= Aim =
The material below holds pictures; leave them out and reproduce exactly the lines from the one with "Reproduce this chart with matplotlib." through the one with "from matplotlib.patches import", inclusive.

= Data records =
= = = = = = =

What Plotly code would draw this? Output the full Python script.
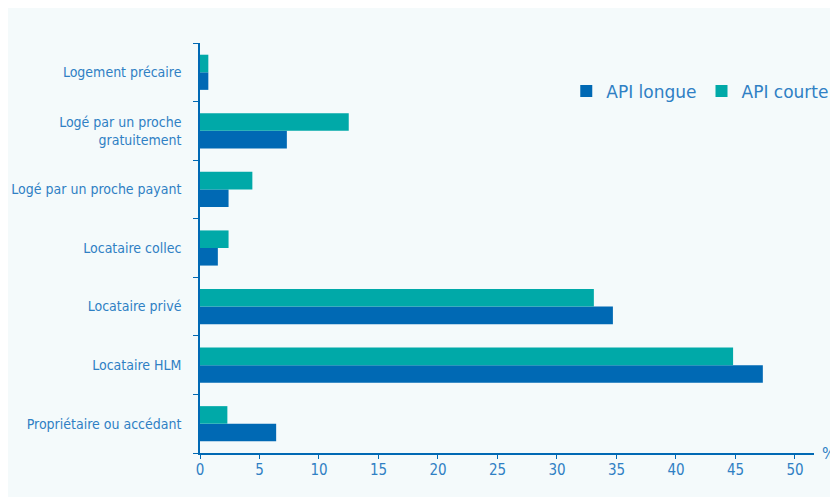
import plotly.graph_objects as go

categories = [
    "Propriétaire ou accédant",
    "Locataire HLM",
    "Locataire privé",
    "Locataire collec",
    "Logé par un proche payant",
    "Logé par un proche<br>gratuitement",
    "Logement précaire",
]
api_longue = [6.4, 47.3, 34.7, 1.5, 2.4, 7.3, 0.7]
api_courte = [2.3, 44.8, 33.1, 2.4, 4.4, 12.5, 0.7]
x_ticks = [0, 5, 10, 15, 20, 25, 30, 35, 40, 45, 50]

BG = "#F4FAFB"
BLUE = "#0069B4"
TEAL = "#00A9A8"
TXT = "#2F80C4"
FONT = "Liberation Sans Narrow, DejaVu Sans Condensed, sans-serif"

fig = go.Figure()
fig.add_trace(go.Bar(y=categories, x=api_longue, orientation="h", name="API longue",
                     marker=dict(color=BLUE, line=dict(width=0))))
fig.add_trace(go.Bar(y=categories, x=api_courte, orientation="h", name="API courte",
                     marker=dict(color=TEAL, line=dict(width=0))))

fig.update_layout(
    width=838, height=497,
    paper_bgcolor=BG, plot_bgcolor=BG,
    margin=dict(l=192, r=32, t=35, b=52, autoexpand=False),
    barmode="group", bargap=0.4, bargroupgap=0,
    font=dict(family=FONT, color=TXT, size=15),
    showlegend=True,
    legend=dict(orientation="h", x=1.033, xanchor="right", y=0.882, yanchor="middle",
                font=dict(family="DejaVu Sans, sans-serif", size=17, color=TXT),
                bgcolor="rgba(0,0,0,0)", itemwidth=30, traceorder="normal"),
    xaxis=dict(range=[0, 51.6], tickvals=x_ticks, ticks="outside", ticklen=4,
               tickcolor=BLUE, showline=True, linecolor=BLUE, linewidth=1.5,
               showgrid=False, zeroline=False, ticklabelstandoff=-2, automargin=False,
               tickfont=dict(size=15, color=TXT)),
    yaxis=dict(tickson="boundaries", ticks="outside", ticklen=5, tickcolor=BLUE,
               showline=True, linecolor=BLUE, linewidth=1.5, showgrid=False,
               ticklabelstandoff=14, automargin=False,
               tickfont=dict(size=14, color=TXT)),
    annotations=[dict(text="%", x=1.0, xref="paper", xanchor="left", xshift=6,
                      y=0, yref="paper", yanchor="middle", showarrow=False,
                      font=dict(size=16, color=TXT))],
)

fig.write_html("out.html")
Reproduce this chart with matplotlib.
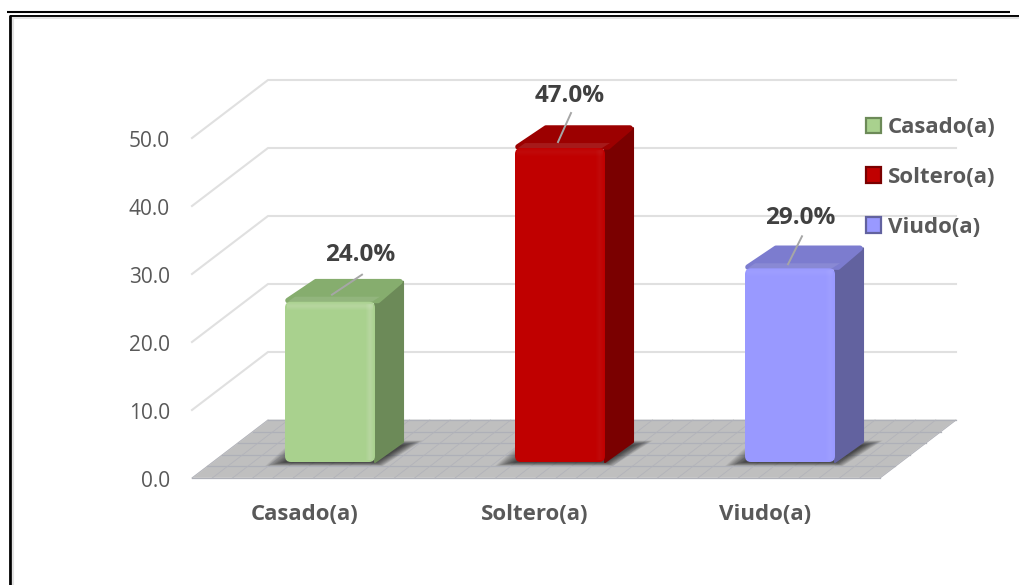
#!/usr/bin/env python3
"""Faux 3D bar chart of marital status shares."""

import matplotlib

matplotlib.use("Agg")

import matplotlib.pyplot as plt
from matplotlib.colors import to_rgb
from matplotlib.lines import Line2D
from matplotlib.patches import FancyBboxPatch, Patch, Polygon, Rectangle

categories = ["Casado(a)", "Soltero(a)", "Viudo(a)"]
values = [24.0, 47.0, 29.0]
value_labels = ["24.0%", "47.0%", "29.0%"]
ticks = [0, 10, 20, 30, 40, 50]
tick_labels = ["0.0", "10.0", "20.0", "30.0", "40.0", "50.0"]
front_colors = ["#A9D18E", "#C00000", "#9999FF"]
top_colors = ["#86AD6E", "#9C0000", "#7C7CCF"]
side_colors = ["#6C8A58", "#7A0000", "#62629F"]
shine = [0.04, 0.012, 0.02]

W, H = 1020, 585
TEXT = "#595959"
FONT = "Open Sans"

plt.rcParams["font.family"] = [FONT, "DejaVu Sans"]

# pixels per category / per value unit, both planes share the category scale
PX_CAT = 230.0
PX_WALL = 6.8
PX_BAR = 6.68
CAT0 = 330.0
WALL_BASE = 478.0
BAR_BASE = 462.0


def make_axes(fig, base, px_val):
    ax = fig.add_axes([0, 0, 1, 1], facecolor="none")
    ax.set_xlim(-CAT0 / PX_CAT, (W - CAT0) / PX_CAT)
    ax.set_ylim((base - H) / px_val, base / px_val)
    ax.axis("off")
    return ax


def tint(color, amount):
    r = to_rgb(color)
    if amount >= 0:
        return tuple(c + (1 - c) * amount for c in r)
    return tuple(c * (1 + amount) for c in r)


fig = plt.figure(figsize=(W / 100, H / 100), dpi=100, facecolor="white")
wall = make_axes(fig, WALL_BASE, PX_WALL)
bars = make_axes(fig, BAR_BASE, PX_BAR)

# outer frame lines, figure coordinates
def frame(x0, y0, x1, y1, lw, color="black"):
    fig.add_artist(Line2D([x0 / W, x1 / W], [1 - y0 / H, 1 - y1 / H], color=color, lw=lw, solid_capstyle="butt"))


frame(7, 12, 1010, 12, 1.5)
frame(10, 15.5, 1020, 15.5, 1.4)
frame(10, 15, 10, 585, 2.0)
frame(12.5, 18, 1020, 18, 1.5, "#E2E2E2")
frame(12.8, 17, 12.8, 585, 1.5, "#E2E2E2")

# back wall and floor
left = (192 - CAT0) / PX_CAT
right = (880 - CAT0) / PX_CAT
dx = 76 / PX_CAT
dy = 58 / PX_WALL
for t in ticks[1:]:
    wall.plot([left, left + dx, right + dx], [t, t + dy, t + dy], color="#E0E0E0", lw=1.5, zorder=1)

wall.add_patch(Polygon([(left, 0), (right, 0), (right + dx, dy), (left + dx, dy)],
                       facecolor="#BFBFBF", edgecolor="#D4D4D4", lw=0.8, zorder=2))
rows = 5
for i in range(rows + 1):
    f = i / rows
    wall.plot([left + dx * f, right + dx * f], [dy * f, dy * f], color="#AEB0B8", lw=0.9, zorder=3)
cols = 34
for i in range(cols + 1):
    x = left + (right - left) * i / cols
    wall.plot([x, x + dx], [0, dy], color="#B2B3BA", lw=0.6, zorder=3)

for t, label in zip(ticks, tick_labels):
    wall.text((170 - CAT0) / PX_CAT, t - 0.45, label, ha="right", va="center", color=TEXT, fontsize=15)

# bars with depth, top and side faces as polygons
half = 45 / PX_CAT
bx = 28 / PX_CAT
by = 22 / PX_BAR
bevel_x = 5 / PX_CAT
bevel_y = 5 / PX_BAR
aspect = PX_CAT / PX_BAR
inset_x = 3 / PX_CAT
inset_y = 2 / PX_BAR

for i, v in enumerate(values):
    x0, x1 = i - half, i + half
    # soft shadow on the floor
    for g in range(20, 0, -1):
        gx, gy = g / PX_CAT, g * 0.5 / PX_BAR
        bars.add_patch(Polygon([(x0 - gx, -gy * 0.4), (x1 + gx * 0.4, -gy * 0.4),
                                (x1 + bx + gx, by * 0.75 + gy * 0.5), (x0 + bx - gx, by * 0.75 + gy * 0.5)],
                               facecolor="black", edgecolor="none", alpha=0.045, zorder=4))
    bars.add_patch(Polygon([(x1, 0), (x1 + bx, by - inset_y), (x1 + bx, v + by - inset_y), (x1, v)],
                           facecolor=side_colors[i], edgecolor=side_colors[i], lw=1.5, joinstyle="round", zorder=5))
    bars.add_patch(Polygon([(x0 + inset_x, v + inset_y * 0.6), (x1 + inset_x, v + inset_y * 0.6),
                            (x1 + bx - inset_x, v + by - inset_y), (x0 + bx + inset_x, v + by - inset_y)],
                           facecolor=top_colors[i], edgecolor=top_colors[i], lw=4, joinstyle="round", zorder=5))
    # bevel between top and front
    bars.add_patch(Polygon([(x0 + inset_x, v), (x1 - inset_x, v), (x1 + bevel_x, v + bevel_y), (x0 + bevel_x * 2, v + bevel_y)],
                           facecolor=tint(top_colors[i], 0.1), edgecolor="none", zorder=5))
    r = 6 / PX_CAT
    bars.add_patch(FancyBboxPatch((x0, 0), x1 - x0, v, boxstyle=f"round,pad=0,rounding_size={r}",
                                  mutation_aspect=aspect, facecolor=front_colors[i], edgecolor="none", zorder=6))
    # soft highlights along the right and top of the front face
    for w in (8, 6, 4, 2):
        bars.add_patch(Rectangle((x1 - (5 + w / 2) / PX_CAT, 2 / PX_BAR), w / PX_CAT, v - 4 / PX_BAR,
                                 facecolor="white", edgecolor="none", alpha=shine[i], zorder=7))
        bars.add_patch(Rectangle((x0 + 2 / PX_CAT, v - (4 + w / 2) / PX_BAR), x1 - x0 - 4 / PX_CAT, w / PX_BAR,
                                 facecolor="white", edgecolor="none", alpha=shine[i], zorder=7))

# leader lines, offsets from the bar top in pixels
leader_from = [(2, 7), (-2, 6), (-2, 4)]
leader_to = [(32, 27), (11, 35), (12, 32)]
label_offset = [(30, 47), (10, 52), (10, 50)]
for i, v in enumerate(values):
    (ax_, ay_), (bx_, by_) = leader_from[i], leader_to[i]
    bars.plot([i + ax_ / PX_CAT, i + bx_ / PX_CAT], [v + ay_ / PX_BAR, v + by_ / PX_BAR],
              color="#A6A6A6", lw=1.4, zorder=8)
    ox, oy = label_offset[i]
    bars.text(i + ox / PX_CAT, v + oy / PX_BAR, value_labels[i], ha="center", va="center",
              color="#404040", fontsize=17.5, fontweight="bold", zorder=9)

for i, c in enumerate(categories):
    wall.text(i - 25 / PX_CAT, (WALL_BASE - 515) / PX_WALL, c, ha="center", va="center",
              color=TEXT, fontsize=16, fontweight="bold")

handles = [Patch(facecolor=f, edgecolor=s, lw=1.6) for f, s in zip(front_colors, side_colors)]
leg = bars.legend(handles, categories, loc="upper left", bbox_to_anchor=(866 / W, 1 - 117 / H),
                  frameon=False, handlelength=0.68, handleheight=0.68, handletextpad=0.3,
                  labelspacing=1.3, borderpad=0, borderaxespad=0,
                  prop={"size": 16, "weight": "bold"}, labelcolor=TEXT)
leg.set_zorder(10)

fig.savefig("out.png", dpi=100)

= = = = = = =

= Solved exercise =
Reproduce this chart with matplotlib.
#!/usr/bin/env python3
"""Faux 3D bar chart of marital status shares."""

import matplotlib

matplotlib.use("Agg")

import matplotlib.pyplot as plt
from matplotlib.colors import to_rgb
from matplotlib.lines import Line2D
from matplotlib.patches import FancyBboxPatch, Patch, Polygon, Rectangle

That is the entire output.